I would like to filter hundreds of thousands of small images (say 35x35), using 5x5 kernels (that do not factor). I only want the “good data,” meaning the 31x31 filtered image that comes from correlating the filter at each location in the image without padding or wrapping.

I am hoping for some advice about how to do this in a computationally efficient manner in Julia. I’ve been a little overwhelmed by the number of ways to skin this cat, and am wondering what the best package/methods would be.

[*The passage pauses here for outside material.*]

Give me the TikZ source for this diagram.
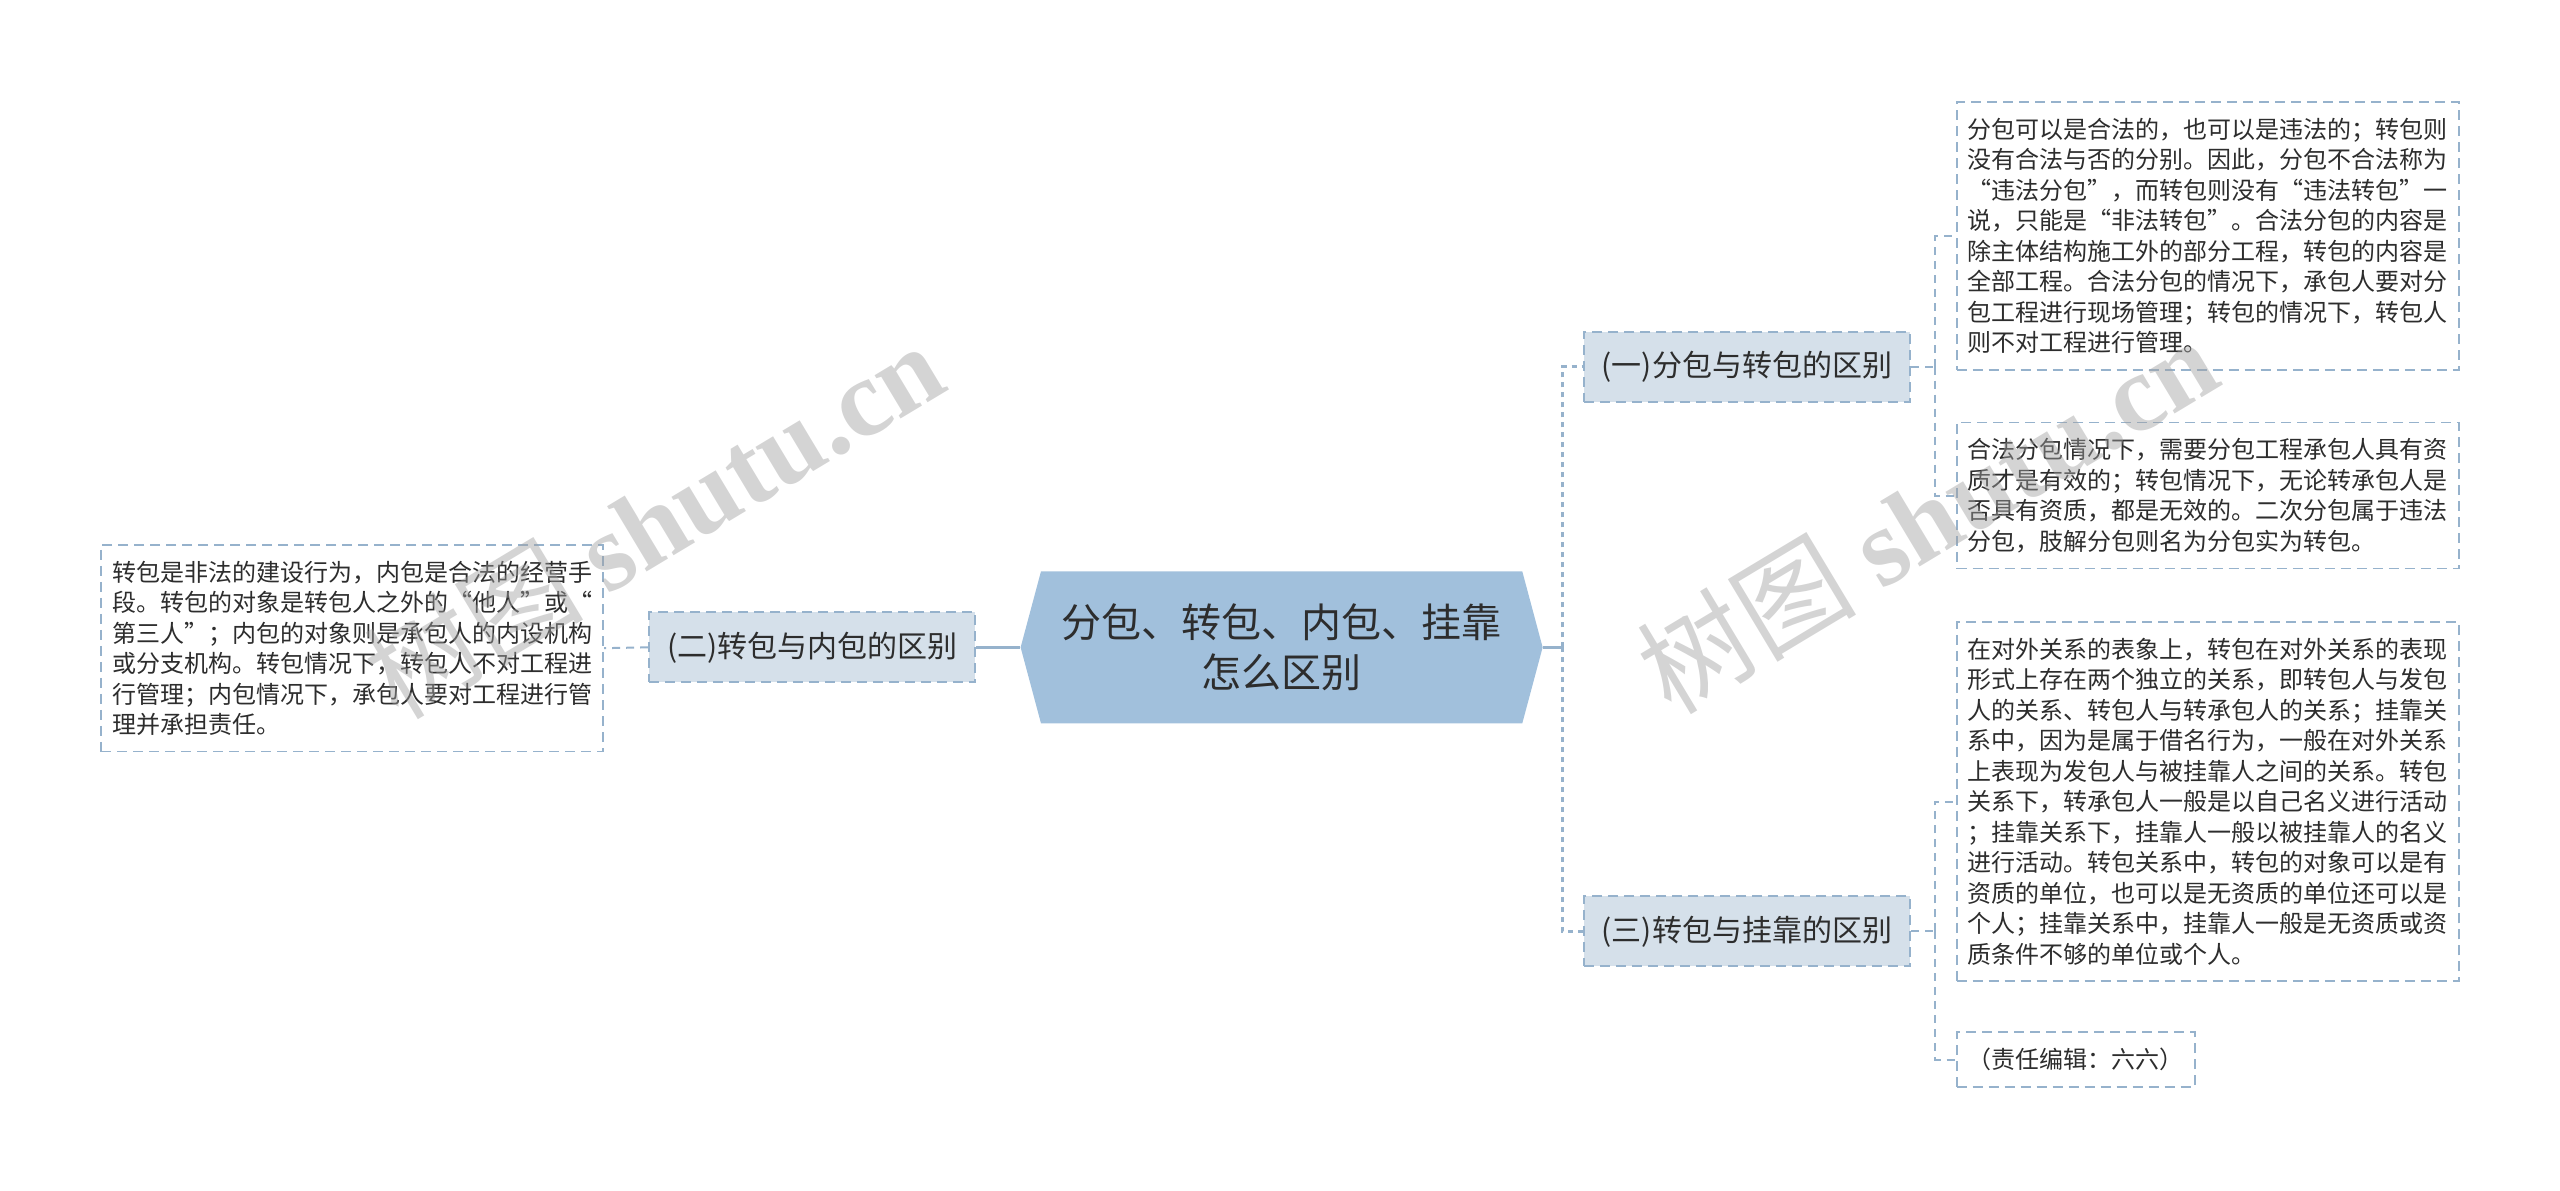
\documentclass[tikz,border=0pt]{standalone}
\usepackage{fontspec}
\setmainfont{Noto Sans CJK SC}
\newfontfamily\wmlatin{Liberation Serif}
\usetikzlibrary{shapes.symbols}
\definecolor{rootblue}{RGB}{161,192,220}
\definecolor{topicblue}{RGB}{213,224,234}
\definecolor{linkblue}{RGB}{150,178,204}
\definecolor{ink}{RGB}{45,45,45}
\definecolor{wmgray}{RGB}{160,160,160}
\begin{document}
\begin{tikzpicture}[
        x=0.8163pt, y=-0.8163pt,
        root/.style={signal, signal to=west and east, signal pointer angle=150,
            fill=rootblue, text=ink, minimum width=261pt, minimum height=76pt,
            inner sep=0pt, align=center, font=\fontsize{20pt}{25pt}\selectfont},
        topic/.style={draw=linkblue, line width=1pt, dash pattern=on 5pt off 3pt,
            fill=topicblue, text=ink, minimum height=35pt, inner xsep=9pt,
            font=\fontsize{15pt}{18pt}\selectfont},
        leaf/.style={draw=linkblue, line width=0.8pt, dash pattern=on 5pt off 3pt,
            fill=white, text=ink, text width=#1, align=left, inner xsep=5.5pt,
            inner ysep=8pt, font=\fontsize{12pt}{15.25pt}\selectfont},
        leaf/.default=240pt,
        link/.style={draw=linkblue, line width=1.5pt},
        dlink/.style={draw=linkblue, line width=1pt, dash pattern=on 4pt off 3pt},
        watermark/.style={text=wmgray, text opacity=0.45, rotate=31,
            font=\fontsize{55pt}{60pt}\selectfont}
    ]
        \useasboundingbox (0, 0) rectangle (1568, 729);
        % centre and the three topics
        \node[root] (main) at (785, 396.5) {分包、转包、内包、挂靠\\怎么区别};
        \node[topic] (b1) at (1070, 224.5) {(一)分包与转包的区别};
        \node[topic] (b2) at (497.5, 396.5) {(二)转包与内包的区别};
        \node[topic] (b3) at (1070, 570.5) {(三)转包与挂靠的区别};
        % leaves
        \node[leaf, anchor=west] (l1) at (1198, 144.5) {分包可以是合法的，也可以是违法的；转包则\\没有合法与否的分别。因此，分包不合法称为\\“违法分包”，而转包则没有“违法转包”一\\说，只能是“非法转包”。合法分包的内容是\\除主体结构施工外的部分工程，转包的内容是\\全部工程。合法分包的情况下，承包人要对分\\包工程进行现场管理；转包的情况下，转包人\\则不对工程进行管理。};
        \node[leaf, anchor=west] (l2) at (1198, 303.5) {合法分包情况下，需要分包工程承包人具有资\\质才是有效的；转包情况下，无论转承包人是\\否具有资质，都是无效的。二次分包属于违法\\分包，肢解分包则名为分包实为转包。};
        \node[leaf, anchor=west] (l3) at (1198, 491) {在对外关系的表象上，转包在对外关系的表现\\形式上存在两个独立的关系，即转包人与发包\\人的关系、转包人与转承包人的关系；挂靠关\\系中，因为是属于借名行为，一般在对外关系\\上表现为发包人与被挂靠人之间的关系。转包\\关系下，转承包人一般是以自己名义进行活动\\；挂靠关系下，挂靠人一般以被挂靠人的名义\\进行活动。转包关系中，转包的对象可以是有\\资质的单位，也可以是无资质的单位还可以是\\个人；挂靠关系中，挂靠人一般是无资质或资\\质条件不够的单位或个人。};
        \node[leaf=108pt, anchor=west] (l4) at (1198, 649) {（责任编辑：六六）};
        \node[leaf, anchor=east] (l5) at (370, 397) {转包是非法的建设行为，内包是合法的经营手\\段。转包的对象是转包人之外的“他人”或“\\第三人”；内包的对象则是承包人的内设机构\\或分支机构。转包情况下，转包人不对工程进\\行管理；内包情况下，承包人要对工程进行管\\理并承担责任。};
        % joints
        \coordinate (jr) at (957, 396.5);
        \coordinate (j1) at (1185, 224.5);
        \coordinate (j3) at (1185, 570.5);
        % connectors
        \draw[link] (main.west) -- (b2.east);
        \draw[dlink] (b2.west) -- (l5.east);
        \draw[link] (main.east) -- (jr);
        \draw[dlink, line width=1.3pt, dash pattern=on 2.5pt off 2.5pt] (jr) |- (b1.west);
        \draw[dlink, line width=1.3pt, dash pattern=on 2.5pt off 2.5pt] (jr) |- (b3.west);
        \draw[dlink] (b1.east) -- (j1);
        \draw[dlink] (j1) |- (l1.west);
        \draw[dlink] (j1) |- (l2.west);
        \draw[dlink] (b3.east) -- (j3);
        \draw[dlink] (j3) |- (l3.west);
        \draw[dlink] (j3) |- (l4.west);
        % watermarks
        \node[watermark] (wm1) at (400, 318) {树图 {\wmlatin\bfseries shutu.cn}};
        \node[watermark] (wm2) at (1180, 315) {树图 {\wmlatin\bfseries shutu.cn}};
    \end{tikzpicture}
\end{document}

I suggest tiling the small images to form larger images and then computing the convolution using FFT.
I would try to get it as close to a square image as possible for the best efficiency.
Since you do not care about the boundary values, no padding between the image tiles will be needed.
Experiment to find the best tiling size to balance the cost of making the tiling vs the throughput speedup of larger FFTs.

Alternatively, consider it as a 35xm matrix, apply 1D FFTs on the 35 side, then transpose, apply 1D FFTs, apply the precomputed kernels in the Fourier domain, and do the inverse FFTs as on the first step.

Stencils.jl may be suitable, you can do the same trick of tiling the images, then move them to your GPU. Direct might beat the FFT if its GPU vs CPU and your kernel is only 5x5.

GPU and even parallel CPU will be slow for images that small in Stencils.jl - it needs a little more workload than that.